Der Prozess vor dem Münchner Landgericht beginnt im März 2015. Die Argumentation der Stiftung ist kompliziert. Für Mahlert und Hobelsberger ist sie absurd. Der Vertrag sei sittenwidrig, so die SDSH-Anwälte, weil die Stiftung durch ihn ihre Gemeinnützigkeit hätte verlieren können. Stiftungsvorstand Brigitte Mohn sei deshalb auch nicht bevollmächtigt gewesen, ihn zu unterschreiben. Die beiden Kläger hingegen versichern, dass den Vertragsentwurf von der Stiftung beauftragte Anwälte ausgearbeitet hätten und dass sie selbst "kein Komma" daran verändert hätten. Außerdem: Liz Mohn führt einen Milliarden-Konzern und etliche Stiftungen - können sie und ihre Tochter sich wirklich darauf berufen, sie seien ehrenamtlich tätige Laien ohne eigenen Sachverstand im Gemeinnützigkeitsrecht?
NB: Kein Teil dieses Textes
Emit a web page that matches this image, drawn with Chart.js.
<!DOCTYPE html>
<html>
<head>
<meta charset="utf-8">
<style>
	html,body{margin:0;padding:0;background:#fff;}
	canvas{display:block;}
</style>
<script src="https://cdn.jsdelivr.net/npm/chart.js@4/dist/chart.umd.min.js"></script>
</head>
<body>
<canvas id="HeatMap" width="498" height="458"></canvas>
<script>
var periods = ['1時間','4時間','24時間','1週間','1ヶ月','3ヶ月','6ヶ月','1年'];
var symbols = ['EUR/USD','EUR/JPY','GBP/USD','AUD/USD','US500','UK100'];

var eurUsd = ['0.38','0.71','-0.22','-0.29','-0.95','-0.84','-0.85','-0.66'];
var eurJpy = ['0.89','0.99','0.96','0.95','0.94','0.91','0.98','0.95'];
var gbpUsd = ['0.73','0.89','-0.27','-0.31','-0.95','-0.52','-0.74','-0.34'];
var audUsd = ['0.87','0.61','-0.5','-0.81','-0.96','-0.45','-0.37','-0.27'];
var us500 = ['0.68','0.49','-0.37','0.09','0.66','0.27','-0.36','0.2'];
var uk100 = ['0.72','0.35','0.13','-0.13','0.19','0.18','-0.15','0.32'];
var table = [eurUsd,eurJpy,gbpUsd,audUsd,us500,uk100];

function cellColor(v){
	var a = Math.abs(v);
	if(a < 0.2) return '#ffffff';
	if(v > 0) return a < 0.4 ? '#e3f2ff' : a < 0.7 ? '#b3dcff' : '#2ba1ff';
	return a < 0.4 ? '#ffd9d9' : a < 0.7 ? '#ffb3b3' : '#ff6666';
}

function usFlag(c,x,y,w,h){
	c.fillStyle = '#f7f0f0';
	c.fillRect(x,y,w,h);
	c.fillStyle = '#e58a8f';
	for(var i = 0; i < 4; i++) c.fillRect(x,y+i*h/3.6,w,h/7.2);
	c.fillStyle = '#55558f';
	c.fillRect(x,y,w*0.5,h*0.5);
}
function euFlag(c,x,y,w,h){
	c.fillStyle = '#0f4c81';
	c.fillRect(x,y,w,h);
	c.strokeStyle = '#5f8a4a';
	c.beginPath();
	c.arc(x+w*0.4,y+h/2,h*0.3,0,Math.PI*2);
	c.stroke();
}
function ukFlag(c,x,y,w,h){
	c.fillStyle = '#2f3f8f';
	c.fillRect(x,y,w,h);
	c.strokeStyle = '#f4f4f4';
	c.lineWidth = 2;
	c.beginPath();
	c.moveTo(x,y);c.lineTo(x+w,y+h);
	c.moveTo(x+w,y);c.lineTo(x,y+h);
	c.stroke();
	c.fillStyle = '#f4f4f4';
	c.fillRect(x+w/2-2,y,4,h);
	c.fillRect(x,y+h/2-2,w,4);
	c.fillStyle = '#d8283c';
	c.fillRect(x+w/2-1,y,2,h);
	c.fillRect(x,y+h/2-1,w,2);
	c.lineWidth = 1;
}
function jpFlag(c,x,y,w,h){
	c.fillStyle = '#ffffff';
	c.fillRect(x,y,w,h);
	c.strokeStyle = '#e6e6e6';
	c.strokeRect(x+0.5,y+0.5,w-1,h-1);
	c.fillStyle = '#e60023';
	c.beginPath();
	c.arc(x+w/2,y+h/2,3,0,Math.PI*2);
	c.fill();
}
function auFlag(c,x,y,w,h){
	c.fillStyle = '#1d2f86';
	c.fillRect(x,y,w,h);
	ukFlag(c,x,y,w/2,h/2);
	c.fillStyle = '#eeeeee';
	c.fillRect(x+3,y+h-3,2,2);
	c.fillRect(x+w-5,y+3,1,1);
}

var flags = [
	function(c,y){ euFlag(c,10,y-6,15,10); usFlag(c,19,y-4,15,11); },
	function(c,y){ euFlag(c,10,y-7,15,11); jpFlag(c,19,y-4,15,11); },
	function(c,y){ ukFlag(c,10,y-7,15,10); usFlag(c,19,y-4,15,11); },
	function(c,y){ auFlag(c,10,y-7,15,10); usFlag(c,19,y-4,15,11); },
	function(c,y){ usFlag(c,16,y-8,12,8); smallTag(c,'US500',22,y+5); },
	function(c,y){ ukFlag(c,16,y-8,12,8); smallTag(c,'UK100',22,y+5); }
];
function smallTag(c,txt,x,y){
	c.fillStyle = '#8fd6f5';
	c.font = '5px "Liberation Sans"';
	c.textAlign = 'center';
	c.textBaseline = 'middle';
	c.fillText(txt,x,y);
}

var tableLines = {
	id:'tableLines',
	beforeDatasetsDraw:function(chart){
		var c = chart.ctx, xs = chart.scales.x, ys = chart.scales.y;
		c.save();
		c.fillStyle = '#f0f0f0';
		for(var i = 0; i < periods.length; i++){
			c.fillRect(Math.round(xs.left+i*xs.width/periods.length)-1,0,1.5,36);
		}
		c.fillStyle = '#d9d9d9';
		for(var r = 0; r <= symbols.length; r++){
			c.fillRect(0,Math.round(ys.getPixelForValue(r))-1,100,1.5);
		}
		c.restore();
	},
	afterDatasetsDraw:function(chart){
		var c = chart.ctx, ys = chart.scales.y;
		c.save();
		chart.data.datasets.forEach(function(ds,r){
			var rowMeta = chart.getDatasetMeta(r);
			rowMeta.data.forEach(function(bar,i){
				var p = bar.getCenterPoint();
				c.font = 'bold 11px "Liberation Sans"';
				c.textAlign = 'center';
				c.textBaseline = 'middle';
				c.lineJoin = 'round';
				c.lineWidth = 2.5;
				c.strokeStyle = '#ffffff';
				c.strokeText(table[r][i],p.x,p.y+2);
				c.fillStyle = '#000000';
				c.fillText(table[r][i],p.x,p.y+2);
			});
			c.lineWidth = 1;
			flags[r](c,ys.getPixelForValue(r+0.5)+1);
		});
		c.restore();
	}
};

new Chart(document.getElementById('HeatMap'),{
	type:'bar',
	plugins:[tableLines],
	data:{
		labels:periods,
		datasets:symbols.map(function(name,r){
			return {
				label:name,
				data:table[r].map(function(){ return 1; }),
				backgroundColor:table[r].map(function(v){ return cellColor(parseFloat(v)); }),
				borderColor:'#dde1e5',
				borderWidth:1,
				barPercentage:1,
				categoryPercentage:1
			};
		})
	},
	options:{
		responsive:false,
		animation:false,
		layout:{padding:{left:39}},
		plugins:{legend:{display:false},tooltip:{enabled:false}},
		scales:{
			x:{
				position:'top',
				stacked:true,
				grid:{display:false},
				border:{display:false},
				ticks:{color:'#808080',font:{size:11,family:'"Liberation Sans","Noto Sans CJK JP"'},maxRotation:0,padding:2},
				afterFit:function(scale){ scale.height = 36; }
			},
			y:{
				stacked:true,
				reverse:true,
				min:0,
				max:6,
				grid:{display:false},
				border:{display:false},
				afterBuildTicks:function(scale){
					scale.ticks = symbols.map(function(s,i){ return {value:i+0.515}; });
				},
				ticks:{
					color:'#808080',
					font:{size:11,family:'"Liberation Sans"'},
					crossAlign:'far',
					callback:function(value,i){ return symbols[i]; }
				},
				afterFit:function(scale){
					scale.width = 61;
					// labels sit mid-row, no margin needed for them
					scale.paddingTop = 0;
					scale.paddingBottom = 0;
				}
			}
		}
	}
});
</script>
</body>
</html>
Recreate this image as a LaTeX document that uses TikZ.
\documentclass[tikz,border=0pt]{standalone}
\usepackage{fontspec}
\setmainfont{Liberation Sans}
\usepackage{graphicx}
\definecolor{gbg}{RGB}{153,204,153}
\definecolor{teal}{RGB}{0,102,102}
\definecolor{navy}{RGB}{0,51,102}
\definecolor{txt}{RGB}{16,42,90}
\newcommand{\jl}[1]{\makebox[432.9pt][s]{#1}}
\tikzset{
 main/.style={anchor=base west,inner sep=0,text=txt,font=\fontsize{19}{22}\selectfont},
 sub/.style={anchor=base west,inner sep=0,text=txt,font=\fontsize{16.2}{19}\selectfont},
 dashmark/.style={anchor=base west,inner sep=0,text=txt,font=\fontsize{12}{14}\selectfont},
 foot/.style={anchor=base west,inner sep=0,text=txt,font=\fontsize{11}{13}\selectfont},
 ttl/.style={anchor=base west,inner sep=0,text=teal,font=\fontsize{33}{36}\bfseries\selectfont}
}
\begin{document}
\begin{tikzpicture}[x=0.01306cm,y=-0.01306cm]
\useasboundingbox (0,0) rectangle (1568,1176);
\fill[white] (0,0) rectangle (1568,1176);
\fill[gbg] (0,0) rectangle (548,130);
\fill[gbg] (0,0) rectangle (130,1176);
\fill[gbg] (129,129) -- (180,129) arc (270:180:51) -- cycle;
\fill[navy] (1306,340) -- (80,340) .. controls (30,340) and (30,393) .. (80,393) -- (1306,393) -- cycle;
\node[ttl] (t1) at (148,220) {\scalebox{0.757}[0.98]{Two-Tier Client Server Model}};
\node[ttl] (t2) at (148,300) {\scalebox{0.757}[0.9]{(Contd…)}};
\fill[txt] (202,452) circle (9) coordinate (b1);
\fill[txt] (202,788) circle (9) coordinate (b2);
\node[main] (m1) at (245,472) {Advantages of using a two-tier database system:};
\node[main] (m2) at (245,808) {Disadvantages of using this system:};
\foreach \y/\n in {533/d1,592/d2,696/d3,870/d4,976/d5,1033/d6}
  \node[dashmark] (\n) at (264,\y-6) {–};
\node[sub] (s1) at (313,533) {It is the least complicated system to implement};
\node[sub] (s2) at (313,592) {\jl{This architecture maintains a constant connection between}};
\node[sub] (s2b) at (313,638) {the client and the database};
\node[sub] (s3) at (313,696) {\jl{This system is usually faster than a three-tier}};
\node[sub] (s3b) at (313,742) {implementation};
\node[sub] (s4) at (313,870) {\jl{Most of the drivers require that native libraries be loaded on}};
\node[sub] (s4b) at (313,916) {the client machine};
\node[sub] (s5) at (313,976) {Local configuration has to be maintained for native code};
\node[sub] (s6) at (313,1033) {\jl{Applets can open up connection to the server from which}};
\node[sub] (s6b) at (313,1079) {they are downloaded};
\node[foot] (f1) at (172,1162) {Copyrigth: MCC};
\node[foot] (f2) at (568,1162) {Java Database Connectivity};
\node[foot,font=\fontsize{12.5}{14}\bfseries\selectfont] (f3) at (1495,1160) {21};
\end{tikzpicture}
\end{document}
Der komplexe juristische Sachverhalt ist nur eine Seite der mittlerweile mehr als vier Jahre währenden Prozessgeschichte - die andere ist eine Vielzahl von Behauptungen durch die Anwälte der Stiftung, die Mahlert und Hobelsberger jeweils mühsam widerlegen müssen. So soll die Stiftung keinen unterschriebenen Vertrag erhalten haben - warum, so fragen die Kläger, legt dann der Geschäftsleiter soviel Wert darauf, dass dieser geshreddert werde? Die Stiftung zweifelte zunächst auch an, dass die Unterschrift auf dem Vertrag tatsächlich von Brigitte Mohn stammt - bei ihrer Zeugenaussage im Dezember 2017 sagt sie dann aber: "Sowohl auf dem Vertrag als auch auf dem Anhang befindet sich meine Unterschrift."

Der Prozess gipfelt am 13. März 2019 im Auftritt eines Gutachters, eines Wirtschaftsprüfers und Sachverständigen für Gemeinnützigkeitsrecht. Er sagt, dass der Vertrag mit CC4Y tatsächlich problematisch für die Gemeinnützigkeit der Stiftung gewesen wäre - dass aber ein anderer, späterer Vertragsentwurf, "berechtigte Chance" gehabt hätte, von der Finanzverwaltung anerkannt zu werden. Dieser Entwurf entstand etwa zum Zeitpunkt, als die Stiftung die Zusammenarbeit mit CC4Y aufkündigte. Da, finden Mahlert und Hobelsberger, hätte man doch mit ihnen reden und die Vereinbarung eventuell anpassen können.

Als der Sachverständige sein Gutachten vorgetragen hat, passiert dreierlei: Der Anwalt der Stiftung bestreitet nichts mehr von dem, was die Kläger vorgetragen hatten, er stellt alles "unstreitig". Liz Mohn, die als Zeugin geladen ist und in einem Hotel nahe dem Justizpalast wartet, muss deshalb nicht mehr aussagen. Und auf Anfrage der Süddeutschen Zeitung schickt der SDSH-Anwalt eine siegesgewisse Stellungnahme: "Wir erwarten, dass die Stiftung aus diesem Verfahren unbeschädigt hervorgeht (...). Wir erwarten, dass die Klage der CC4Y am 8. Mai abgewiesen wird." Weitere, konkrete Fragen zu einzelnen Vorgängen wollen trotz mehrmaliger Nachfragen weder Anwalt noch Stiftung beantworten.

An diesem Mittwoch wird das Gericht voraussichtlich ein Urteil verkünden, Mahlert und Hobelsberger sind sich nach dem Sachverständigen-Gutachten im Klaren, dass sie höchstwahrscheinlich verlieren werden, dass das Gericht den Vertrag als sittenwidrig und damit unwirksam einstufen wird. Sie stellen sich dennoch die Frage: "Kann denn der Vorstand einer Stiftung alles unterschreiben und später unter Berufung auf die Gemeinnützigkeit so tun, als gelte das nicht?" Die beiden Unternehmensberater, 59 und 50 Jahre alt, haben bislang mehr als 500 000 Euro in den Prozess investiert und stehen nun vor der Entscheidung, ob sie weitermachen, in Berufung gehen. "Das geht schon so lange", sagt Stephan Mahlert, "ich glaube nicht, dass wir jetzt aufhören können."